A Russian Air Force Mil Mi-24P. (Photo by Igor Dvurekov, Wikimedia Commons/Released)
January 11, 2022

Russia is continuing to amass attack and transport helicopters and ground attack fighter jets near the Russian border with Ukraine, according to U.S. officials who spoke with the New York Times on Monday. The military vehicle movements indicate Russia may still be moving towards an invasion of its neighbor.

The number of Russian troops close to the Ukrainian border stands at about 100,000 troops, despite earlier U.S. assessments that Russian troop numbers could grow to 175,000 in December and early January. While Russia has not increased the overall number of troops on Ukraine’s border, it has continued to move in the types of attack vehicles that could be called upon to support a Russian invasion attempt.

Russia has continued to amass troops on Ukraine’s borders for weeks. The U.S. and Russia have held several rounds of talks in an effort to deescalate tensions around Ukraine, but Russia’s latest actions indicate it could still move forward with some kind of attack on Ukraine.

In addition to augmenting its existing troop buildup with more attack and transport aircraft, Russia appears to have brought in more units specializing in logistics. While attack aircraft could help Russian ground combat troops overwhelm Ukrainian defenses, the logistics units would be needed to keep supplies flowing across the border and allow Russian forces to push further west into Ukraine.

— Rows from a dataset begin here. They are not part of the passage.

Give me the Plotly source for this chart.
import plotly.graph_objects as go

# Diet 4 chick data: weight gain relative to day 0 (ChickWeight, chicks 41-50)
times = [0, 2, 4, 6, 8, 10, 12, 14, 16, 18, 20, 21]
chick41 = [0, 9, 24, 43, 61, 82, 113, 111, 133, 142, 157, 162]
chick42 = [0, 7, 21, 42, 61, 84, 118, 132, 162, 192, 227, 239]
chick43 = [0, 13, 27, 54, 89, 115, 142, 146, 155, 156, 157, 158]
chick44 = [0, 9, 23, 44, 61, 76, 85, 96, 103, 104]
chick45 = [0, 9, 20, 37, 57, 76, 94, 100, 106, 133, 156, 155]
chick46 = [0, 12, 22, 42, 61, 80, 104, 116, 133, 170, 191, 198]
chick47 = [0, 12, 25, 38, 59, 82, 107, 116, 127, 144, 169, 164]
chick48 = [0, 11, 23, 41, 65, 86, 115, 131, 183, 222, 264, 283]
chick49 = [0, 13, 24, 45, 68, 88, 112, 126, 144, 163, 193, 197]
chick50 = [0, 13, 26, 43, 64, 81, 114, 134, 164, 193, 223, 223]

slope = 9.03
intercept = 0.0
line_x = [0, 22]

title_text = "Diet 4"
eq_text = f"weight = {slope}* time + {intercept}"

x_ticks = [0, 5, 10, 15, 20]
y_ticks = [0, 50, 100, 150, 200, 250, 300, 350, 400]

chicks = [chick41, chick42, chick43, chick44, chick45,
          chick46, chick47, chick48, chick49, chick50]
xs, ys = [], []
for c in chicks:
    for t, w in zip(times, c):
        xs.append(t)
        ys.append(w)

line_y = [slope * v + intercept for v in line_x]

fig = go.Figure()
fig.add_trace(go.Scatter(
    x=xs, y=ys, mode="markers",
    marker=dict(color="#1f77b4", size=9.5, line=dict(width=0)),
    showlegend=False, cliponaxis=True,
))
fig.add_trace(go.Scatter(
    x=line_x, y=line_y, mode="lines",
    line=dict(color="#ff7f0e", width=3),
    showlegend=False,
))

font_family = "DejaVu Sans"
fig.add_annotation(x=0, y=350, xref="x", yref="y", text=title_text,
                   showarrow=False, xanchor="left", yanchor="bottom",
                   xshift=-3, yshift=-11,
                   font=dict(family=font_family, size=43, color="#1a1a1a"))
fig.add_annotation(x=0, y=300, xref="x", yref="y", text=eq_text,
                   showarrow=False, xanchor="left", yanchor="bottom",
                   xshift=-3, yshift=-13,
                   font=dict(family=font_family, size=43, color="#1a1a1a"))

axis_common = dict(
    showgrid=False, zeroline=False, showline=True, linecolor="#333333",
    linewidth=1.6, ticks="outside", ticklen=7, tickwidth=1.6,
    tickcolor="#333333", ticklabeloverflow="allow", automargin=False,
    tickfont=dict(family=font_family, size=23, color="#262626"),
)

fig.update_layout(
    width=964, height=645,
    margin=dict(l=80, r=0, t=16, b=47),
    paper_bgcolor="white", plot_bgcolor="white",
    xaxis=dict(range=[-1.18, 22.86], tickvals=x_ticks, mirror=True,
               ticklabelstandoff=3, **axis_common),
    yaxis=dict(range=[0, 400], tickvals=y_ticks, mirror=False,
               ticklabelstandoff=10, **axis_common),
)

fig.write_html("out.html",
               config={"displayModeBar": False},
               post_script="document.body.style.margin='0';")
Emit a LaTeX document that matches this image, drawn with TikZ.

The U.S. is continuing to search for signs Russia will go forward with any invasion plans. Among the things the U.S. is watching for are indications Russia is moving any of its tactical nuclear weapons near the Ukrainian border. Russian officials already indicated last month that deployment of tactical nuclear weapons could be on the table.

The U.S. has recently deployed Air Force RC-135 Rivet Joint electronic surveillance aircraft and E-8 JSTARS ground-surveillance planes to monitor Russian military activities near Ukraine.

While the availability of troops and military equipment is one factor in Russia’s plans, weather represents another major issue.

Russian forces are reliant on the winter weather to freeze and harden the ground, allowing for easier movement of heavy vehicles across the Ukrainian terrain. Warmer weather poses the risk of allowing the ground to soften and potentially turn into a muddy obstacle for Russian forces. A relatively minor winter has reportedly slowed the rate at which the ground is freezing and a spring thaw could begin by as early as March.

At the rate the ground is currently freezing, a Russian invasion of Ukraine might not be possible until some time in February, which would leave a narrow window to act and still avoid the risk of Russian troops becoming bogged down in the mud.